Prague Jewish Museum features artwork depicting mysterious wandering of an old Hebrew manuscript

Prague's Jewish Museum

Prague's Jewish Museum does not only include synagogues and exhibitions commemorating the city's Jewish past. It also features contemporary art with a Jewish theme. In the Robert Guttmann Gallery, round the corner from the historic Spanish Synagogue - you can currently find an interesting artwork named "Layered Histories" created by American artists Cynthia Beth Rubin and Robert J. Gluck. It tells a story of a 13th century illuminated Hebrew manuscript, today known as the "Marseilles Bible".

The history of this manuscript is not well known. It was created in Toledo, in Spain 1260, and in visual terms embodies the mutual influences of Jewish, Christian and Islamic culture at the time. After the expulsion of Jews from Spain at the end of the 15th century, the Bible was brought out of the country by Jewish refugees. For centuries it mysteriously traveled through different places in Europe and the Middle East, ending up in the late 19th century in the French city of Marseilles where it remains today.

The images and sounds of the places the Bible passed through over the centuries should help the visitor to evoke the various cultures. Says one of the authors of the exhibition, the musician Robert Gluck.

"The visitor to 'Layered Histories' approaches what looks like a medieval Jewish manuscript, though it's very colorful and has many artistic elements. As you approach it, you'll have a pointer in your hand and you'll maneuver the pointer around the surface in various different ways and directions. What happens is; you'll be moving and looking upon a screen in front of you and see images and sounds changing."

The installation of "Layered Histories" is part of a larger project prepared by the Jewish Museum called "Places of Memory".

Exhibition curator Michaela Hajkova:

"The series 'Places of Memory' is a special series within the project 'Jewish Presence in Contemporary Visual Art'. It was designed especially for this year, 2005, which is the 60th anniversary of the end of the Second World War. We would like to analyze through the exhibitions in this project various ways of commemorating history."

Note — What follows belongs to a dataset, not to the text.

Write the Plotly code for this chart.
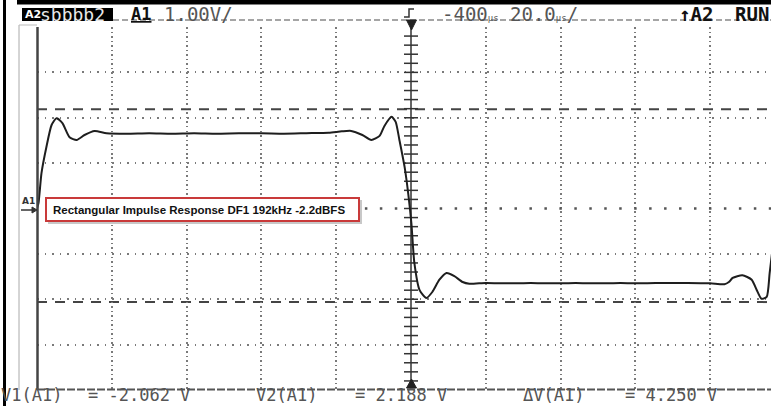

Whereas the first event of the "Places of Memory" series - made by Czech artist Ales Vesely - consisted of sculpture designed for Pinkas Street in Prague's Jewish Quarter, the "Layered Histories" takes a different approach.

"It is a completely different way of approaching historical topics - that means it is a virtual way. The 'Layered Histories' are about creating virtual spaces and traveling through spaces and time in that cyberspace."

Even though the family of the artist Robert Gluck originally comes from Central Europe, it was his first time in Prague.

"I was walking the streets of the old Jewish Quarter early this afternoon and it was very evocative for me. I was imagining my ancestors walking possibly this city - but also other medieval cities in central Europe - it caused me to think a lot, it was very emotional for me. So it definitely brought me many inspirations."

Based on similar experiences Robert Gluck and his colleague Cynthia Beth Rubin are prepering another project. This time it will be about Prague.